Chroniques

par irma foletti

Turandot
opéra de Giacomo Puccini

Macerata Opera Festival / Sferisterio
- 13 août 2017
Turandot avec ours blanc, dans la mise en scène de Stefano Ricci et Gianni Forte
© alfredo tabocchini

Si les trois spectacles lyriques présentés cette saison au Macerata Opera Festival sont originaux dans leur traitement visuel [lire notre chronique de la veille], la nouvelle production imaginée par Stefano Ricci et Gianni Forte – en collaboration avec le Théâtre national croate de Zagreb (Hrvatsko narodno kazalište) – est très certainement la plus décalée, dans la filiation directe d'un Regietheater aujourd'hui tout-puissant.

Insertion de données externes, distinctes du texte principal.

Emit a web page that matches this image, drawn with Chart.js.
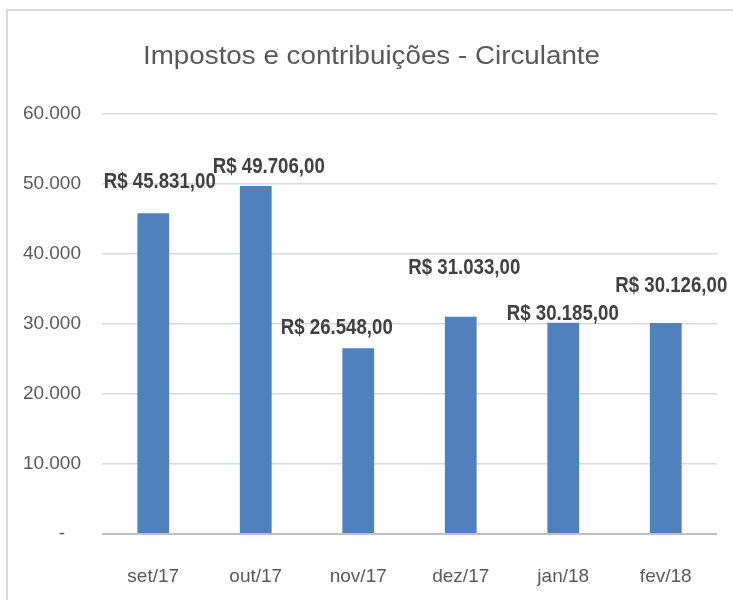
<!DOCTYPE html>
<html>
<head>
<meta charset="utf-8">
<script src="https://cdn.jsdelivr.net/npm/chart.js@4.4.0/dist/chart.umd.min.js"></script>
<style>
html,body{margin:0;padding:0;background:#fff;}
#wrap{width:733px;height:600px;position:relative;}
</style>
</head>
<body>
<div id="wrap"><canvas id="c" width="733" height="600"></canvas></div>
<script>
const titleText = "Impostos e contribuições - Circulante";
const categories = ["set/17", "out/17", "nov/17", "dez/17", "jan/18", "fev/18"];
const values = [45831, 49706, 26548, 31033, 30185, 30126];
const yTicks = [0, 10000, 20000, 30000, 40000, 50000, 60000];

// manual label offsets (px) relative to top-centre of each bar (text baseline), as placed in the original
const labelDx = [6.5, 13, -21.5, 3.5, -0.5, 5.5];
const labelDy = [-25, -13, -14, -43, -3, -31];

const FONT = "'Liberation Sans Narrow', 'Arial Narrow', 'Liberation Sans', sans-serif";

function fmtInt(v){
  return String(Math.round(v)).replace(/\B(?=(\d{3})+(?!\d))/g, ".");
}
function fmtMoney(v){
  return "R$ " + fmtInt(v) + ",00";
}

const decor = {
  id: "decor",
  beforeDraw(chart){
    const ctx = chart.ctx;
    ctx.save();
    ctx.strokeStyle = "#d9d9d9";
    ctx.lineWidth = 2;
    ctx.beginPath();
    ctx.moveTo(7, 600);
    ctx.lineTo(7, 10);
    ctx.lineTo(733, 10);
    ctx.stroke();
    ctx.fillStyle = "#595959";
    ctx.font = "25.5px " + FONT;
    ctx.textAlign = "center";
    ctx.textBaseline = "alphabetic";
    const w = ctx.measureText(titleText).width;
    const sx = 457 / w;
    ctx.translate(371.5, 63.5);
    ctx.scale(sx, 1);
    ctx.fillText(titleText, 0, 0);
    ctx.restore();
  },
  afterDatasetsDraw(chart){
    const ctx = chart.ctx;
    const meta = chart.getDatasetMeta(0);
    ctx.fillStyle = "#404040";
    meta.data.forEach((bar, i) => {
      ctx.save();
      ctx.fillStyle = "#404040";
      ctx.font = "bold 22px " + FONT;
      ctx.textAlign = "center";
      ctx.textBaseline = "alphabetic";
      const t = fmtMoney(values[i]);
      const w = ctx.measureText(t).width;
      ctx.translate(bar.x + labelDx[i], bar.y + labelDy[i]);
      ctx.scale(112 / w, 1);
      ctx.fillText(t, 0, 0);
      ctx.restore();
    });
  }
};

new Chart(document.getElementById("c"), {
  type: "bar",
  data: {
    labels: categories,
    datasets: [{
      data: values,
      backgroundColor: "#4f81bd",
      borderWidth: 0,
      categoryPercentage: 1,
      barPercentage: 0.31
    }]
  },
  options: {
    responsive: false,
    animation: false,
    devicePixelRatio: 1,
    layout: { padding: { top: 114, right: 16, left: 0, bottom: 0 } },
    plugins: { legend: { display: false }, title: { display: false }, tooltip: { enabled: false } },
    scales: {
      x: {
        grid: { display: false, drawTicks: false },
        border: { display: false },
        ticks: { color: "#595959", font: { family: FONT, size: 19 }, padding: 31 },
        afterFit(s){ s.height = 66; }
      },
      y: {
        min: 0, max: 60000,
        afterBuildTicks(s){ s.ticks = yTicks.map(v => ({ value: v })); },
        grid: {
          drawTicks: false,
          color: ctx => (ctx.tick && ctx.tick.value === 0) ? "#bfbfbf" : "#d9d9d9",
          lineWidth: ctx => (ctx.tick && ctx.tick.value === 0) ? 2 : 1.5
        },
        border: { display: false },
        ticks: {
          color: "#595959",
          font: { family: FONT, size: 19 },
          padding: 21,
          callback: v => v === 0 ? "-   " : fmtInt(v)
        },
        afterFit(s){ s.width = 102; }
      }
    }
  },
  plugins: [decor]
});
</script>
</body>
</html>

Avant le début de la représentation, des hommes vont et viennent sur scène, en combinaison, masque et col de fourrure, dans une possible situation d'accident nucléaire de type Fukushima. Sur le plateau, quatre présentoirs géants formant une espèce d'écomusée, un ours polaire dans l'une, des plantes en pot sur deux niveaux dans une autre, et Ping, Pang, Pong qui s'en occupent amoureusement, taillant, déplaçant, les observant à la loupe. À son arrivée, Turandot salue comme la reine d'Angleterre, défilant à dos d'ours blanc... pourquoi pas, elle est après tout la principessa di gelo ! À la mort du premier prince qui a échoué dans les épreuves, les enfants choristes sont aussi abattus à coups de pistolet, Liù et Timur marchent main dans la main, habillés comme de jeunes mariés.

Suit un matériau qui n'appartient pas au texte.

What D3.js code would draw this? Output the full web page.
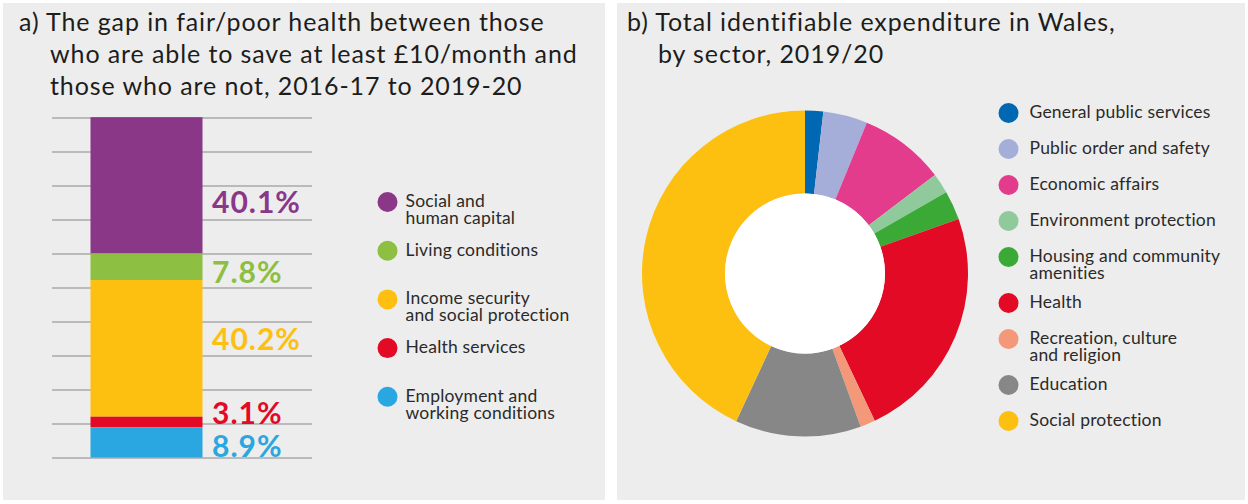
<!DOCTYPE html>
<html>
<head>
<meta charset="utf-8">
<script src="https://cdn.jsdelivr.net/npm/d3@7"></script>
<style>
  body { margin: 0; background: #fff; }
  svg { display: block; font-family: Lato, 'Open Sans', sans-serif; }
</style>
</head>
<body>
<svg id="chart" width="1248" height="504"></svg>
<script>
// a) stacked bar, top segment first
let barCategories = ['Social and human capital', 'Living conditions', 'Income security and social protection', 'Health services', 'Employment and working conditions']
let barLegend = [['Social and', 'human capital'], ['Living conditions'], ['Income security', 'and social protection'], ['Health services'], ['Employment and', 'working conditions']]
let barValues = [40.1, 7.8, 40.2, 3.1, 8.9]
let barColors = ['#8a3788', '#8dbf42', '#fdc010', '#e20a25', '#2aa7e0']
let gridTicks = [0, 10, 20, 30, 40, 50, 60, 70, 80, 90, 100]

// b) donut, clockwise from 12 o'clock
let sectors = ['General public services', 'Public order and safety', 'Economic affairs', 'Environment protection', 'Housing and community amenities', 'Health', 'Recreation, culture and religion', 'Education', 'Social protection']
let sectorLegend = [['General public services'], ['Public order and safety'], ['Economic affairs'], ['Environment protection'], ['Housing and community', 'amenities'], ['Health'], ['Recreation, culture', 'and religion'], ['Education'], ['Social protection']]
let sectorValues = [1.8, 4.4, 8.5, 2.0, 2.9, 23.4, 1.5, 12.5, 43.1]
let sectorColors = ['#0067b2', '#a5aed9', '#e33c8d', '#90ca9c', '#3aa935', '#e20a25', '#f39879', '#878787', '#fdc010']

let svg = d3.select('#chart')

// panels
svg.append('rect').attr('x', 3).attr('y', 3).attr('width', 602).attr('height', 497).attr('fill', '#ededed')
svg.append('rect').attr('x', 617).attr('y', 3).attr('width', 628).attr('height', 497).attr('fill', '#ededed')

function title (x, indent, lines) {
  let t = svg.append('text').attr('font-size', 25).attr('letter-spacing', 0.9).attr('fill', '#1d1d1b')
  lines.forEach(function (l, i) {
    t.append('tspan').attr('x', i === 0 ? x : x + indent).attr('y', 31 + i * 32).text(l)
  })
}
title(19, 31, ['a) The gap in fair/poor health between those', 'who are able to save at least £10/month and', 'those who are not, 2016-17 to 2019-20'])
title(627, 31, ['b) Total identifiable expenditure in Wales,', 'by sector, 2019/20'])

function legend (x, y0, step, extra, gap, items, colors) {
  let y = y0
  items.forEach(function (lines, i) {
    let g = svg.append('g').attr('transform', 'translate(' + x + ',' + y + ')')
    g.append('circle').attr('r', 10).attr('fill', colors[i])
    let t = g.append('text').attr('font-size', 17.5).attr('letter-spacing', 0.2).attr('fill', '#2b2a29')
    lines.forEach(function (l, j) {
      t.append('tspan').attr('x', gap).attr('y', 5 + j * 17).text(l)
    })
    y += step + (lines.length > 1 ? extra : 0)
  })
}

// ---- a) stacked bar
let y = d3.scaleLinear().domain([0, 100]).range([457.5, 117.5])

svg.append('g')
  .attr('transform', 'translate(312,0)')
  .call(d3.axisLeft(y).tickValues(gridTicks).tickSize(260).tickFormat(''))
  .call(function (g) { g.select('.domain').remove() })
  .selectAll('line').attr('stroke', '#a8a8a8').attr('stroke-width', 1.5)

let stacked = []
let acc = 0
for (let i = barValues.length - 1; i >= 0; i--) {
  stacked[i] = { key: barCategories[i], y0: acc, y1: acc + barValues[i], value: barValues[i], color: barColors[i] }
  acc += barValues[i]
}

svg.selectAll('.seg')
  .data(stacked)
  .enter().append('rect')
  .attr('class', 'seg')
  .attr('x', 90.5)
  .attr('width', 112)
  .attr('y', function (d) { return y(d.y1) })
  .attr('height', function (d) { return y(d.y0) - y(d.y1) })
  .attr('fill', function (d) { return d.color })

// small shifts so the labels sit where the original puts them
let labelShift = [17, 5, -9, -9, 4]
svg.selectAll('.val')
  .data(stacked)
  .enter().append('text')
  .attr('class', 'val')
  .attr('x', 212)
  .attr('y', function (d, i) { return y((d.y0 + d.y1) / 2) + labelShift[i] })
  .attr('dy', '0.36em')
  .attr('font-size', 30)
  .attr('letter-spacing', 1)
  .attr('font-weight', 'bold')
  .attr('fill', function (d) { return d.color })
  .text(function (d) { return d.value.toFixed(1) + '%' })

legend(387.5, 202, 48.7, 0, 18, barLegend, barColors)

// ---- b) donut
let pie = d3.pie().sort(null).value(function (d) { return d })
let arc = d3.arc().innerRadius(80).outerRadius(163)
let g2 = svg.append('g').attr('transform', 'translate(805,273.5)')

g2.selectAll('path')
  .data(pie(sectorValues))
  .enter().append('path')
  .attr('d', arc)
  .attr('fill', function (d, i) { return sectorColors[i] })
g2.append('circle').attr('r', 80).attr('fill', '#fff')

legend(1008.5, 113, 36, 10, 21, sectorLegend, sectorColors)
</script>
</body>
</html>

Pendant les airs, les duos, des comparses tournent autour des protagonistes, manipulent leurs bras pour, par exemple, constituer une chaîne humaine en avant-scène, où les hommes semblent électrocutés lorsque Calaf se déclare candidat. Pendant les énigmes, un présentoir est rempli de sang et Turandot y patauge, s'y vautre. On relève encore une mort de Liù inhabituelle, où la pauvre est tuée par Turandot d'un coup de pistolet à bout portant.

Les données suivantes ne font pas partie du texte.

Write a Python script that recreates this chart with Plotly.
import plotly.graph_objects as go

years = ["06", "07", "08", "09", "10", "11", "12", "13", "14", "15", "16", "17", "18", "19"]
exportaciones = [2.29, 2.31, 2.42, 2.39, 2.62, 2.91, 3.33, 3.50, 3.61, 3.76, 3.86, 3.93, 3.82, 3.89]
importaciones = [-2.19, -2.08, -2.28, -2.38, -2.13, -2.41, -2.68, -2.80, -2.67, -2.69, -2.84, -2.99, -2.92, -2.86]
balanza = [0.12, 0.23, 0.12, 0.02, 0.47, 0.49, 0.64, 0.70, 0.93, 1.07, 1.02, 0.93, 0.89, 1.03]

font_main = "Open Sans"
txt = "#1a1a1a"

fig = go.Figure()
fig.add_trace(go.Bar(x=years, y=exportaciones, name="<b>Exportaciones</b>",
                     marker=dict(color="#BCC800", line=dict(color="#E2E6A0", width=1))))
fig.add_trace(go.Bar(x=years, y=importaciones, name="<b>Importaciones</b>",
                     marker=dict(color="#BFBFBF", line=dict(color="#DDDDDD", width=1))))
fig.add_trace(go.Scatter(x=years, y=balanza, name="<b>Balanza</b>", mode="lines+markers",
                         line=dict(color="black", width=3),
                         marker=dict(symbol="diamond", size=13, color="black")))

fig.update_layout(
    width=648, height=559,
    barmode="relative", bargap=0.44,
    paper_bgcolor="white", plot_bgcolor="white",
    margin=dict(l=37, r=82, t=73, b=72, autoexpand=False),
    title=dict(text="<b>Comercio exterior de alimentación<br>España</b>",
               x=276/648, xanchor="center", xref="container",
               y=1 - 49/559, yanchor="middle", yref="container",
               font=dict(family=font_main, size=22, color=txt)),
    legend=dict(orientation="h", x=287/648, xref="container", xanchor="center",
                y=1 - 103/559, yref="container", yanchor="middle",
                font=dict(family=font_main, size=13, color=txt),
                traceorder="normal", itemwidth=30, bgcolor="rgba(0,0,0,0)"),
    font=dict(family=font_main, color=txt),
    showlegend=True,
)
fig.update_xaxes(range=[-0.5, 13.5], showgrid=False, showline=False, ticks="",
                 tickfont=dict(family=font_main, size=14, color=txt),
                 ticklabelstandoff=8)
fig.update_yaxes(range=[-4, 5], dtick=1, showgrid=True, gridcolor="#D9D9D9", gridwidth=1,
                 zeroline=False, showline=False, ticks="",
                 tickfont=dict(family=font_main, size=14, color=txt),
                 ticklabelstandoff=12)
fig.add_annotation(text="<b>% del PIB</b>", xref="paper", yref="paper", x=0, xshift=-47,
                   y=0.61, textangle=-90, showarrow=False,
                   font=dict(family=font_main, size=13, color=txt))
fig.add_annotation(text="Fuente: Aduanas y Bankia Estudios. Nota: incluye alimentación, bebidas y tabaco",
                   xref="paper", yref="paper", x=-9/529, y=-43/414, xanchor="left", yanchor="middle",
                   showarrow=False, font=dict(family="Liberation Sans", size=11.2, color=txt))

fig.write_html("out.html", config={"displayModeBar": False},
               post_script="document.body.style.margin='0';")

Musicalement, la direction de Pier Giorgio Morandi, à la tête de l’Orchestra Regionale delle Marche, est particulièrement lente dans les premières mesures et fait preuve le plus souvent d'une grande franchise, parfois de grandiloquence. Après l'annulation d'Irène Theorin programmée dans le rôle-titre, à la suite d'un accident survenu après la première, la prestation de sa doublure France Dariz est une révélation. Le soprano français assure le rôle sans problèmes – ce qui est déjà énorme ! –, les aigus partent vaillamment, toutefois en limite du cri pour certains, et les graves sont également superbement exprimés. Elle recueille des brava très nourris à l'issue de la représentation. Habituel titulaire du rôle de Calaf, le ténor Rudy Park ne se montre pas en si bonne forme, voix de couleur barytonnale accusant de nets moments de fragilité dans l'aigu, mais il se sort sans incident de son grand air Nessun dorma du troisième acte. La Liù de Davinia Rodriguez est encombrée d'un petit voile sur le timbre et le registre aigu est plus perçant que réellement aérien. Le Timur d'Alessandro Spina est jeune et agréable, les Ping, Pang et Pong – respectivement Andrea Porta, Gregory Bonfatti et Marcello Nardis – étant bien meilleurs ensemble qu'entendus séparément. Le chœur enfin, d'un son pas toujours bien homogène, chante avec vigueur et entrain.

Au bilan, un spectacle novateur où le duo Ricci-Forte, « enfants terribles » du théâtre en Italie, ont tout de même, pour ce qui constitue leur premier grand spectacle d'opéra, épargné aux spectateurs la nudité et autres scènes de sexe explicites.